Problems in the Bosnian flock were attributed to an involuntary ignorance of Catholic doctrine and practice, and attempted to correct it by condemning any deviation from official practice. Pope Innocent III himself called Ban Kulin an “Obedient Son of the Church”, and no contemporary sources ever referred to him as anything less than a devout Catholic.
However, Bosnian anger simmered over the invasion of their home and being forced to prove their religious adherence. When the Pope replaced their Slavic bishop with a Hungarian bishop and transferred Bosnia to the archbishop of Split rather than Dubrovnik, Ban Kulin responded by ignoring the whole incident. Bosnian clergy obviously felt that they needed to assert their own identity as well, as one of the few remaining religious books from the Bosnian Church, the Hval Gospel, includes a list of bishops – three of whom also signed the Bilino Polje Abjuration.
By 1227 Pope Honorius III was again trying to drum up support for a crusade against “Bosnian heretics”, and in 1233 Dominican inquisitors were sent to again investigate the religion of the region. Despite the fact that the newest legate, Jacob de Pecoraria, found no evidence of heresy and attributed the issues to ignorant clergy yet again, a crusade against Bosnia was launched in 1235, led by the Hungarian noble Coloman. It lasted until his death in 1241, when the Mongol invasion created devastation everywhere in the Balkans but Bosnia.
Reports from the crusade of Dominicans burning Bogomils at the stake were the final nail in the coffin of relations between the Bosnian Church and Rome. The Roman Church pulled up stakes, moved its seat from Vrhbosna (now Sarajevo) to Đakovo in Croatia and nominally put a Hungarian in charge of the Bosnia area. Although there would not be another crusade into Bosnia, the schism between the two churches was in full effect.
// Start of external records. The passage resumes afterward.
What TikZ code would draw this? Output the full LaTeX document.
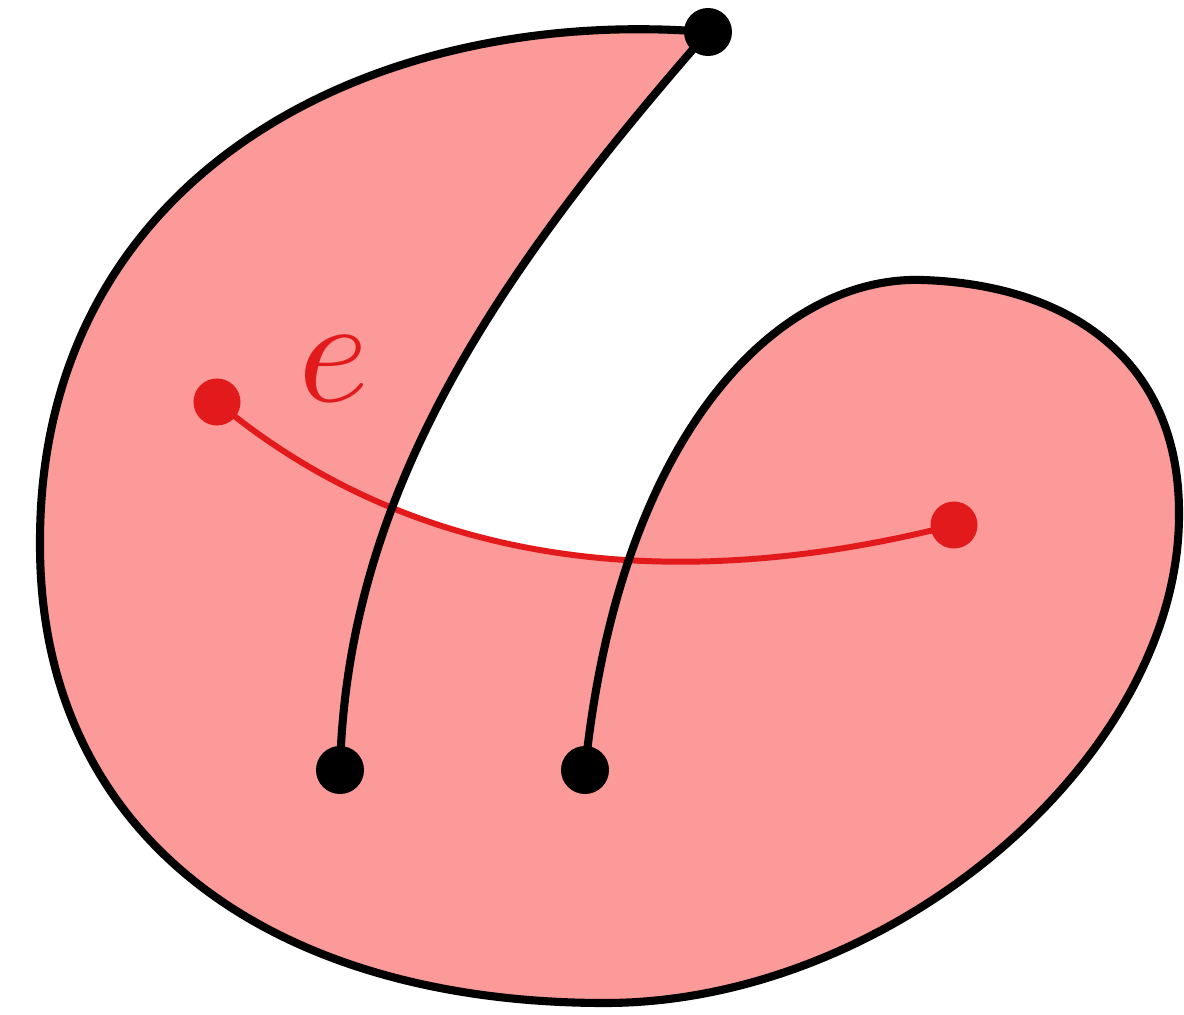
\documentclass[tikz,border=0pt]{standalone}
\usepackage{amsmath,amssymb}
\usetikzlibrary{calc}
\definecolor{palered}{HTML}{FB9A99}
\definecolor{edgered}{HTML}{E31A1C}

\begin{document}
\begin{tikzpicture}[
  x=0.01cm, y=-0.01cm,
  line width=2.3pt
]

\useasboundingbox (0,0) rectangle (1184,1015);

% ── Coordinates ──
\coordinate (top) at (708,32);
\coordinate (west) at (40,545);
\coordinate (south) at (605,1003);
\coordinate (east) at (1179,515);
\coordinate (lobe) at (923,280);
\coordinate (footL) at (340,770);
\coordinate (footR) at (585,770);
% end points of the red edge e
\coordinate (eA) at (217,402);
\coordinate (eB) at (954,525);

% ── Filled region ──
\fill[palered]
  (top) .. controls (370,5) and (38,175) .. (west)
  .. controls (40,840) and (275,1003) .. (south)
  .. controls (892,1003) and (1179,757) .. (east)
  .. controls (1180,360) and (1070,285) .. (lobe)
  .. controls (780,275) and (620,430) .. (footR)
  -- (footL)
  .. controls (347,490) and (500,270) .. (top)
  -- cycle;
% the notch is filled up to the red edge
\fill[palered] (eA) .. controls (430,580) and (700,590) .. (eB)
  -- (954,800) -- (217,800) -- cycle;

% ── Red edge e ──
\draw[edgered, line width=1.7pt] (eA) .. controls (430,580) and (700,590) .. (eB);

% ── Boundary ──
\draw (top) .. controls (370,5) and (38,175) .. (west)
  .. controls (40,840) and (275,1003) .. (south)
  .. controls (892,1003) and (1179,757) .. (east)
  .. controls (1180,360) and (1070,285) .. (lobe)
  .. controls (780,275) and (620,430) .. (footR);
\draw (top) .. controls (500,270) and (347,490) .. (footL);

% ── Points ──
\fill (top) circle (0.24cm);
\fill (footL) circle (0.24cm);
\fill (footR) circle (0.24cm);
\fill[edgered] (eA) circle (0.235cm);
\fill[edgered] (eB) circle (0.235cm);

% ── Label ──
\node[edgered, scale=4.3] (elabel) at (334,369) {$e$};

\end{tikzpicture}
\end{document}
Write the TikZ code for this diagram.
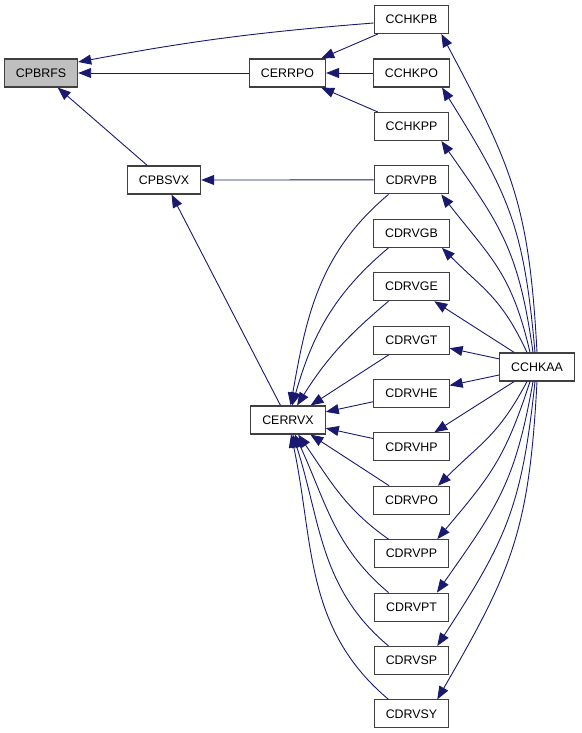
\documentclass[tikz,border=0pt]{standalone}
\usepackage{fontspec}
\setmainfont{Liberation Sans}
\usetikzlibrary{arrows.meta, calc}
\definecolor{edgeblue}{RGB}{25,25,112}
\definecolor{boxgray}{RGB}{64,64,64}
\definecolor{rootgray}{RGB}{191,191,191}
\tikzset{
    my-fn/.style={
        rectangle, draw=boxgray, line width=1.1pt, fill=white,
        minimum height=28pt, inner xsep=11.5pt, inner ysep=0pt,
        font=\fontsize{12.4}{14}\selectfont
    },
    my-root/.style={
        my-fn, fill=rootgray
    },
    my-call/.style={
        draw=edgeblue, line width=0.9pt, -{Triangle[length=13pt, width=10pt]}
    },
}

\begin{document}
\begin{tikzpicture}[x=1pt, y=1pt]

        \useasboundingbox (0,0) rectangle (581,-733);

        % LEFT COLUMN
        \node[my-root] (CPBRFS) at (41,-73)    {CPBRFS};
        \node[my-fn]   (CPBSVX) at (164,-180)  {CPBSVX};

        % MIDDLE COLUMN
        \node[my-fn]   (CERRPO) at (287.5,-73) {CERRPO};
        \node[my-fn]   (CERRVX) at (288,-420)  {CERRVX};

        % RIGHT COLUMN - CCHK* TESTS
        \node[my-fn] (CCHKPB) at (411.5,-19.5)  {CCHKPB};
        \node[my-fn] (CCHKPO) at (411.5,-73)    {CCHKPO};
        \node[my-fn] (CCHKPP) at (411.5,-126.5) {CCHKPP};

        % RIGHT COLUMN - CDRV* DRIVERS
        \foreach \drv [count=\k] in {CDRVPB,CDRVGB,CDRVGE,CDRVGT,CDRVHE,CDRVHP,CDRVPO,CDRVPP,CDRVPT,CDRVSP,CDRVSY}
            \node[my-fn] (\drv) at (411.5, -126.5-53.4*\k) {\drv};

        % MAIN PROGRAM
        \node[my-fn] (CCHKAA) at (537,-367) {CCHKAA};

        % CALLS INTO CPBRFS
        \draw[my-call] (CERRPO) -- (CPBRFS);
        \draw[my-call] ([yshift=-3.5pt]CCHKPB.west) to[bend right=3] ([yshift=11pt]CPBRFS.east);
        \draw[my-call] (CPBSVX) -- (CPBRFS);

        % CALLS INTO CERRPO
        \foreach \chk in {CCHKPB,CCHKPO,CCHKPP}
            \draw[my-call] (\chk) -- (CERRPO);

        % CALLS INTO CPBSVX
        \draw[my-call] (CDRVPB) -- (CPBSVX);
        \draw[my-call] (CERRVX) -- (CPBSVX);

        % CALLS INTO CERRVX
        \foreach \drv/\o/\i in {CDRVPB/-140/80,CDRVGB/-140/74,CDRVGE/-140/58}
            \draw[my-call] ([xshift=-23pt]\drv.south) to[out=\o, in=\i] (CERRVX);
        \foreach \drv in {CDRVGT,CDRVHE,CDRVHP,CDRVPO}
            \draw[my-call] (\drv) -- (CERRVX);
        \foreach \drv/\o/\i in {CDRVPP/145/-55,CDRVPT/140/-65,CDRVSP/140/-72,CDRVSY/140/-78}
            \draw[my-call] ([xshift=-23pt]\drv.north) to[out=\o, in=\i] (CERRVX);

        % CALLS FROM CCHKAA
        \foreach \dst/\dx/\o/\i in {CCHKPB/0pt/93/-62,CCHKPO/-2pt/95/-58,CCHKPP/-4pt/98/-55,CDRVPB/-7pt/103/-52,CDRVGB/-10pt/115/-45}
            \draw[my-call] ([xshift=\dx]CCHKAA.north) to[out=\o, in=\i, looseness=1.15] ([xshift=-8pt]\dst.south east);
        \foreach \dst in {CDRVGE,CDRVGT,CDRVHE,CDRVHP}
            \draw[my-call] (CCHKAA) -- (\dst);
        \foreach \dst/\dx/\o/\i in {CDRVPO/-10pt/-118/45,CDRVPP/-7pt/-108/50,CDRVPT/-4pt/-100/55,CDRVSP/-2pt/-96/57,CDRVSY/0pt/-93/60}
            \draw[my-call] ([xshift=\dx]CCHKAA.south) to[out=\o, in=\i, looseness=1.15] ([xshift=-12pt]\dst.north east);

\end{tikzpicture}
\end{document}
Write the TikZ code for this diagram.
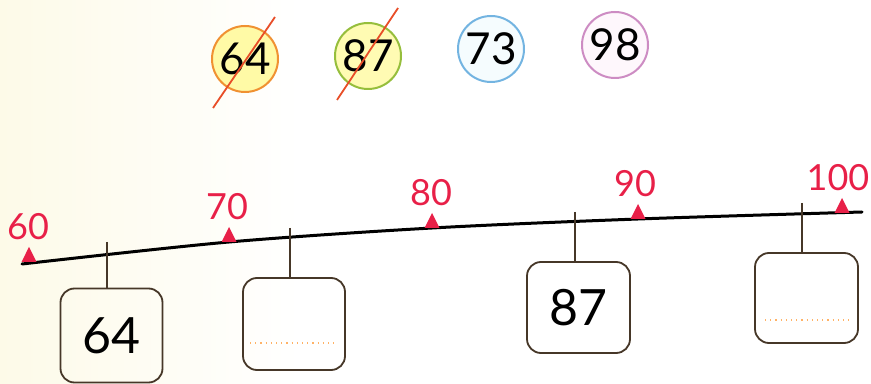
\documentclass[tikz,border=0pt]{standalone}
\usepackage{fontspec}
\setmainfont{Lato}
\definecolor{numred}{RGB}{232,32,72}
\definecolor{boxline}{RGB}{70,55,40}
\definecolor{slashred}{RGB}{232,78,40}
\definecolor{cream}{RGB}{253,250,232}
\definecolor{ringorange}{RGB}{240,145,50}
\definecolor{ringgreen}{RGB}{150,190,60}
\definecolor{ringblue}{RGB}{115,180,225}
\definecolor{ringpink}{RGB}{205,140,195}
\tikzset{
	ball/.style={circle,draw,line width=1pt,minimum size=33pt,inner sep=0pt,font=\fontsize{22}{22}\selectfont},
	answer/.style={draw=boxline,line width=0.9pt,rounded corners=7pt,inner sep=0pt,font=\fontsize{25}{25}\selectfont},
	hanger/.style={draw=boxline,line width=0.7pt},
	mark label/.style={text=numred,font=\fontsize{18}{18}\selectfont},
	blankline/.style={draw=orange!60,line width=0.6pt,dotted}
}
\begin{document}
\begin{tikzpicture}[x=0.5pt,y=-0.5pt]
	\useasboundingbox (0,0) rectangle (871,384);
	\shade[left color=cream,right color=white] (0,0) rectangle (300,384);
	\node[ball,draw=ringorange,fill=yellow!35] (c64) at (245,59) {64};
	\node[ball,draw=ringgreen,fill=yellow!30] (c87) at (368,56) {87};
	\node[ball,draw=ringblue,fill=cyan!4] (c73) at (491,49) {73};
	\node[ball,draw=ringpink,fill=magenta!3] (c98) at (615,45) {98};
	\draw[slashred,line width=0.9pt] (213,108) -- (275,17);
	\draw[slashred,line width=0.9pt] (337,100) -- (398,8);
	\draw[line width=1.5pt,line cap=round] plot[smooth] coordinates {(22,264) (229,242) (432,228) (638,219) (862,212)};
	\foreach \x/\y/\v/\lx in {29/262/60/28, 229/242/70/227, 432/228/80/431, 638/219/90/635, 842/213/100/838} {
		\fill[numred] (\x-7.5,\y) -- (\x,\y-15) -- (\x+7.5,\y) -- cycle;
		\path (\lx,\y-35) node[mark label] (m\v) {\v};
	}
	\node[answer,minimum width=51pt,minimum height=47pt] (b1) at (111.5,335.5) {64};
	\node[answer,minimum width=51pt,minimum height=46pt] (b2) at (294,324) {};
	\node[answer,minimum width=51.5pt,minimum height=45.5pt] (b3) at (578.5,307.5) {87};
	\node[answer,minimum width=51.5pt,minimum height=45pt] (b4) at (806.5,298) {};
	\coordinate (h1) at (107,242);
	\coordinate (h2) at (290,228);
	\coordinate (h3) at (575,212);
	\coordinate (h4) at (802,203);
	\foreach \i in {1,...,4} {
		\draw[hanger] (h\i) -- (h\i |- b\i.north);
	}
	\draw[blankline] (250,343) -- (338,343);
	\draw[blankline] (765,320) -- (850,320);
\end{tikzpicture}
\end{document}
Although it is easy to see the base structure of the Bosnian Church as being descended from Roman Catholicism, there are uniquely Slavic traits that define it. Liturgy was recited in Slavonic. The bishop of the church was called Djed (Slavic for grandfather). Directly below the Djed in the hierarchy were Gosti (Slavic for guests). Gosti were responsible for arranging ministrations and for conducting the liturgical meetings when the Djed was not present. They were also generally in charge of monastic groups. The Strojnici were priests under a Gost, and a council of twelve strojnici would advise him. Finally, the Starac was the head of the local Krstjan (members of the Bosnian Church referred to themselves as Krstjan) community, referred to as the Hiža.
There was, as well, a famous center of learning sponsored by the Bosnian Church in Moštre called The House of Krstjani.
Differing from the Roman Catholic church in that the Krstjani did not have territorial organizations, or parishes; they also did not deal with secular matters other than burials with very few exceptions. King Stjepan Ostoja was known to be advised by the Djed between 1403 and 1405, and Krstjani were sometimes used as mediators or in diplomatic positions. The Bosnian Church was also not as active in the lives of the peasants as was the Roman Catholic church, however, by 1340 nearly all Bosnian nobles were also members of the Bosnian Church.
Of the sixteen medieval Bosnian rulers, six were members of the Bosnian Church, five were Roman Catholic, four changed their religion before or during their rule, and only one is still of ambiguous beliefs. The fluidity of exchange between the two churches seems to suggest that 1) they were more alike than different, and 2) Bosnian rulers were more interested in maintaining peaceful relations between the various churches in their realm than in promoting evangelism. In retrospect, it was a policy that would have done well to have been continued for several centuries to avoid the bloodshed of the 1990s.
Pressures from the outside refused to allow the Bosnian Church free reign, however. For one thing, the Ottomans were beginning to exert pressure on the borders as they surged through the Balkans. For another, the Hungarian Empire never quite accepted the loss of their Bosnian territory. When King Stjepan Tomas desperately needed help to defend his kingdom from the Ottomans, the Hungarians agreed – for a price. That price was the brutal re-Catholicizing of the Bosnian population.
Stjepan Tomas agreed, and in 1459 members of the Bosnian Church were given the choice of conversion or banishment. Most chose conversion, and the Bosnian Church was ended. It was only a surface conversion, however. Quite fed up with the constant persecution of the Hungarian Catholics and their high taxes, the Bosnian population didn’t put up much of a fuss when the Ottomans came roaring into the country, conquering everything before them. And, having had their Bosnian religion violently rooted out in the earlier decades, the Bosnian people proved to be a fertile ground for conversions to Islam.
Bosnia proved to be just as stubborn in its conversion to Islam as it had been for the Roman Catholics, however. Stecci, the beautiful stone grave markers unique to the region, were adapted and their use continued in Islam. Mosques and their minarets were constructed of wood. The local rakija and beer were not shunned, despite Muslim prohibitions of alcohol.
With the coming of the Ottoman tide, a new religion washed over Bosnia. It did not, however, wash away the core of religious practice in the Balkan crossroads.